Reading

When life interests intersect …

Throughout my library career I advocated for the Minnesota Center for the Book and the Minnesota Book Awards.  I’ve booktalked Book Award nominated titles and represented Greater Minnesota on the Book Award Advisory Committee, as well as attended receptions at the Library of Congress to celebrate the work of Centers for the Book around the United States. 

So I was excited to learn about a new book club – One Book / One Minnesota.  Launched in the spring of 2020 as Minnesota went into Covid quarantine and libraries closed their doors to walk-in patrons, One Book encouraged Minnesotans to read together.  The three titles selected thus far feature award winning Minnesota authors:

  1. Because of Winn Dixie by Kate DiCamillo
  2. A Good Time for the Truth: Race in Minnesota edited by Sun Yung Shin
  3. A Plague of Doves by Louise Erdrich.
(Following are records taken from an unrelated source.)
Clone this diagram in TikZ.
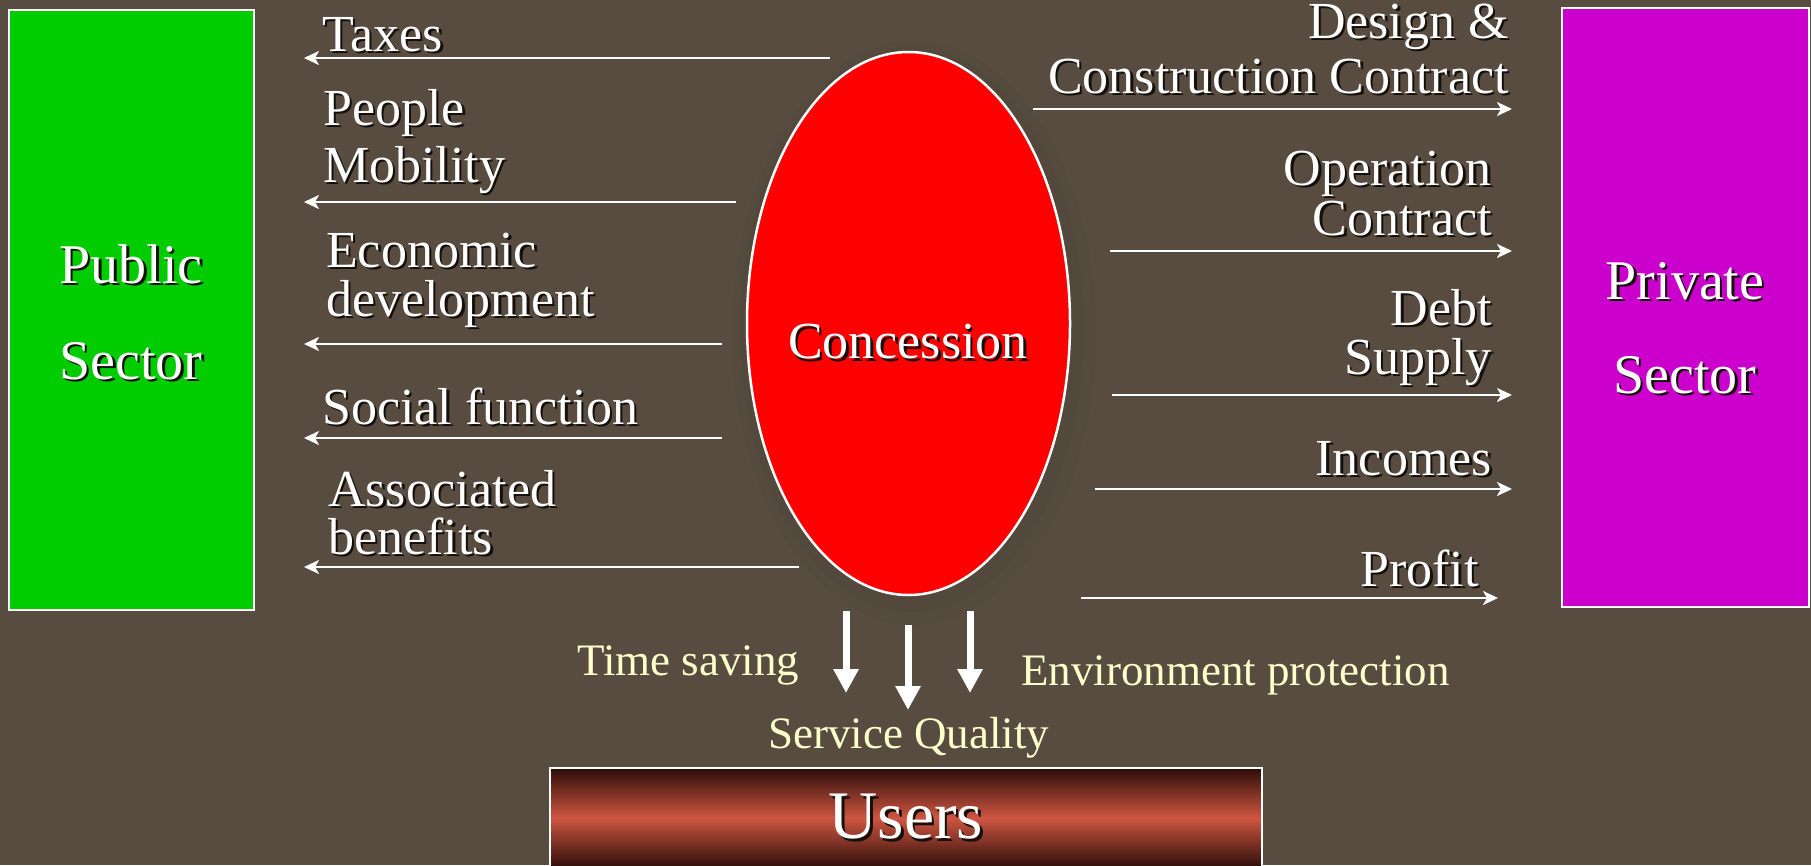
\documentclass[tikz,border=0pt]{standalone}
\usepackage{fontspec}
\setmainfont{Liberation Serif}
\usetikzlibrary{arrows.meta,shapes.geometric}

\definecolor{bgbrown}{HTML}{574C3F}
\definecolor{pubgreen}{HTML}{00CC00}
\definecolor{privmag}{HTML}{CC00CC}
\definecolor{concred}{HTML}{FF0000}
\definecolor{cream}{HTML}{FFFFCC}
\definecolor{usersdark}{HTML}{2C0D08}
\definecolor{usersred}{HTML}{CD5541}
\definecolor{txtshadow}{HTML}{15100C}

% white lettering with a small dark drop shadow
\newcommand\shadowed[1]{\leavevmode\rlap{\kern2.5pt\raisebox{-2.5pt}{\textcolor{txtshadow}{#1}}}#1}

\tikzset{
  flow/.style={draw=white, line width=2.5pt, -{Stealth[length=15pt,width=14pt,inset=4pt]}},
  userflow/.style={draw=white, line width=7pt, -{Triangle[length=24pt,width=24pt]}},
  lbl/.style={text=white, inner sep=0pt, font=\fontsize{52}{57}\selectfont},
  leftlbl/.style={lbl, anchor=base west, align=left},
  rightlbl/.style={lbl, anchor=base east, align=right},
  benefit/.style={text=cream, inner sep=0pt, anchor=base west, font=\fontsize{45}{50}\selectfont},
  sectorbox/.style={draw=white, line width=2.5pt, inner sep=0pt, minimum width=245pt, minimum height=600pt},
  sectortext/.style={text=white, inner sep=0pt, align=center},
}

\begin{document}
\begin{tikzpicture}[x=1pt, y=-1pt]
  \useasboundingbox (0,0) rectangle (1811,865);
  \clip (0,0) rectangle (1811,865);
  \fill[bgbrown] (0,0) rectangle (1811,865);

  % the three parties
  \node[sectorbox, fill=pubgreen] (public) at (131.5,310) {};
  \node[sectorbox, fill=privmag, minimum width=247pt, minimum height=599pt] (private) at (1685.5,307.5) {};
  \node[sectortext, font=\fontsize{56}{96}\selectfont] (publictext) at (131,313.5) {\shadowed{Public}\\\shadowed{Sector}};
  \node[sectortext, font=\fontsize{56}{94}\selectfont] (privatetext) at (1685,329) {\shadowed{Private}\\\shadowed{Sector}};

  % faint soft shadow under the concession ellipse
  \fill[black, opacity=0.025] (914,333) ellipse [x radius=182pt, y radius=292pt];
  \fill[black, opacity=0.025] (912,330) ellipse [x radius=172pt, y radius=282pt];
  \node[ellipse, draw=white, line width=2.5pt, fill=concred, inner sep=0pt,
        minimum width=323pt, minimum height=543pt] (conc) at (908.5,323.5) {};
  \node[text=white, inner sep=0pt, font=\fontsize{52}{57}\selectfont] (conctext) at (908,343) {\shadowed{Concession}};

  \node[draw=white, line width=2.5pt, inner sep=0pt, minimum width=712pt, minimum height=100pt,
        shade, top color=usersdark, bottom color=usersdark, middle color=usersred,
        text=white, font=\fontsize{68}{72}\selectfont] (users) at (906,818) {\shadowed{Users}};

  % flows towards the public sector
  \coordinate (taxS) at (830,58);   \coordinate (taxE) at (304,58);
  \coordinate (mobS) at (736,202);  \coordinate (mobE) at (304,202);
  \coordinate (ecoS) at (722,344);  \coordinate (ecoE) at (304,344);
  \coordinate (socS) at (722,438);  \coordinate (socE) at (304,438);
  \coordinate (assS) at (799,567);  \coordinate (assE) at (304,567);
  \draw[flow] (taxS) -- (taxE);
  \draw[flow] (mobS) -- (mobE);
  \draw[flow] (ecoS) -- (ecoE);
  \draw[flow] (socS) -- (socE);
  \draw[flow] (assS) -- (assE);

  % multi-line labels are placed by the baseline of their last line
  \node[leftlbl] (taxes) at (322,51) {\shadowed{Taxes}};
  \node[leftlbl, font=\fontsize{52}{57}\selectfont] (mobility) at (323,182) {\shadowed{People}\\\shadowed{Mobility}};
  \node[leftlbl, font=\fontsize{52}{49}\selectfont] (economic) at (326,316) {\shadowed{Economic}\\\shadowed{development}};
  \node[leftlbl] (social) at (322,424) {\shadowed{Social function}};
  \node[leftlbl, font=\fontsize{52}{48}\selectfont] (associated) at (328,554) {\shadowed{Associated}\\\shadowed{benefits}};

  % flows towards the private sector
  \coordinate (desS) at (1033,109); \coordinate (desE) at (1512,109);
  \coordinate (opeS) at (1110,251); \coordinate (opeE) at (1512,251);
  \coordinate (debS) at (1112,395); \coordinate (debE) at (1512,395);
  \coordinate (incS) at (1095,489); \coordinate (incE) at (1512,489);
  \coordinate (proS) at (1081,598); \coordinate (proE) at (1498,598);
  \draw[flow] (desS) -- (desE);
  \draw[flow] (opeS) -- (opeE);
  \draw[flow] (debS) -- (debE);
  \draw[flow] (incS) -- (incE);
  \draw[flow] (proS) -- (proE);

  \node[rightlbl, font=\fontsize{52}{55}\selectfont] (design) at (1509,93) {\shadowed{Design \&}\\\shadowed{Construction Contract}};
  \node[rightlbl, font=\fontsize{52}{50}\selectfont] (operation) at (1492,235) {\shadowed{Operation}\\\shadowed{Contract}};
  \node[rightlbl, font=\fontsize{52}{49}\selectfont] (debt) at (1492,374) {\shadowed{Debt}\\\shadowed{Supply}};
  \node[rightlbl] (incomes) at (1492,475) {\shadowed{Incomes}};
  \node[rightlbl] (profit) at (1479,586) {\shadowed{Profit}};

  % flows towards the users
  \coordinate (timS) at (846,611); \coordinate (timE) at (846,693);
  \coordinate (serS) at (908,625); \coordinate (serE) at (908,710);
  \coordinate (envS) at (970,611); \coordinate (envE) at (970,693);
  \draw[userflow] (timS) -- (timE);
  \draw[userflow] (serS) -- (serE);
  \draw[userflow] (envS) -- (envE);

  \node[benefit] (timesaving) at (577,675) {Time saving};
  \node[benefit] (environment) at (1021,685) {Environment protection};
  \node[benefit] (quality) at (768,748) {Service Quality};
\end{tikzpicture}
\end{document}
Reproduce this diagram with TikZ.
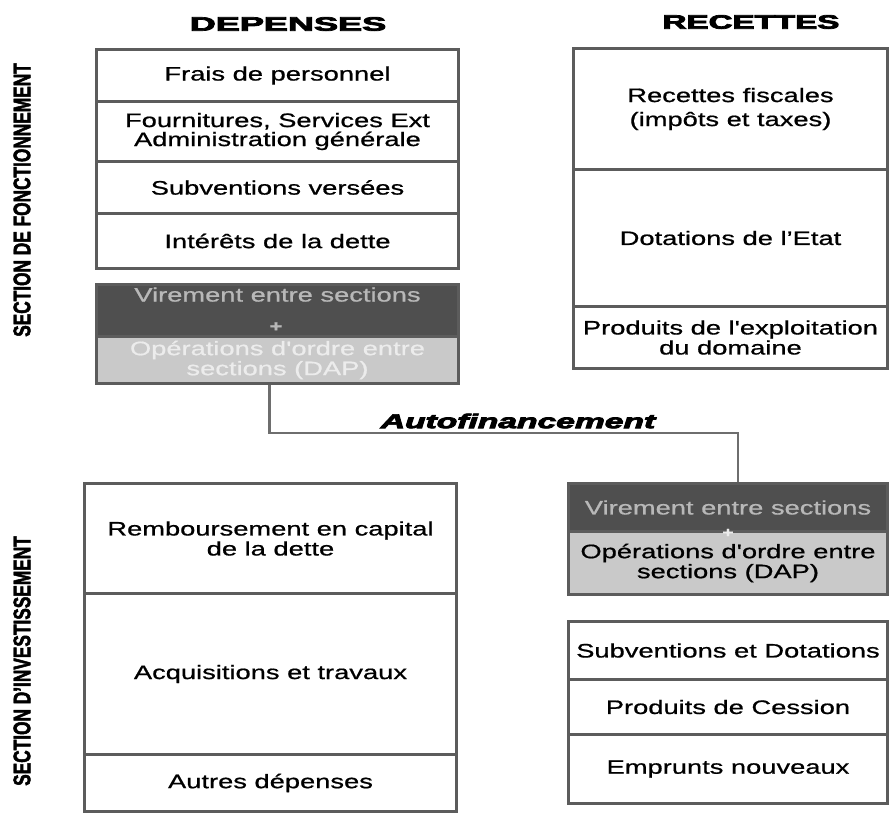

A blending of reading good books by Minnesota authors and retirement life came together last night as I led an online book discussion of A Good Time for the Truth.  This anthology contains 16 extremely well written chapters, each by a different Minnesota author, each a Person of Color living and working in our state.  Artfully edited by Sun Yung Shin.  The first lines of her introduction read:

You hold in your hand a book of visions.  Memories.  True stories.  Shock.  Grief.  Dreams.  Activism.  Recognition. A call for us to listen and learn about one another’s real lives in Minnesota.

While the setting and many of the references are Minnesota specific, the stories are real whether they occur in Minneapolis or Minocqua, Rochester or Rockford or any city, USA.  Stories which reveal how those who look like me – white, middle-aged, educated, financially comfortable, that is to say privileged – take for granted our place in this white patriarchy.  Or, conversely as Sun Yung Shin states:

Most people of color in the United States have to think about race every day, multiple times a day.  We are constantly negotiating our bodies, our selves, our identities, in a racialized society.

These stories are so well written and revealing that I could only read one at a time before setting down the book and taking time and space to reflect, sometimes to cry, about the injustices and inequities to which I was blind.  This same sentiment was expressed by several participating in our church’s Common Read book discussion.

We are living the great American democratic experiment.  But for it to be truly successful, all the voices need to be heard.  Those Indigenous People with whom our government has repeatedly broken trust.  Those whose ancestors were brought here against their will chained in the holds of slave ships.  Those who came to this “land of opportunity” for a myriad of reasons and every day enrich the whole of our existence but whose contributions are minimized because they are different.  I encourage you to pick up a copy of A Good Time for the Truth: Race in Minnesota.  Read with an open heart the beauty of the language on the page and hear the stories of fellow Americans. After, give me a call or an email or a text so we can chat as we grow and learn together.

P.S. If you want to hear some of the authors in their own voices, check out this One Book / One Minnesota YouTube video with Sun Young Shin and six of the anthology’s authors.

4 thoughts on “When life interests intersect …

  1. Hi annbh356, I have not read a Good Time for Truth, but wanted to share a life long observation. I commonly hear derogatory words come from fine people who probably don’t even recognize the hurtful things they say. I am half Chinese with a last name that is not recognized as Asian by most people here in the States. I easily pass as white and hear comments, somewhat frequently, that might not be uttered if my ethnicity were more readily apparent.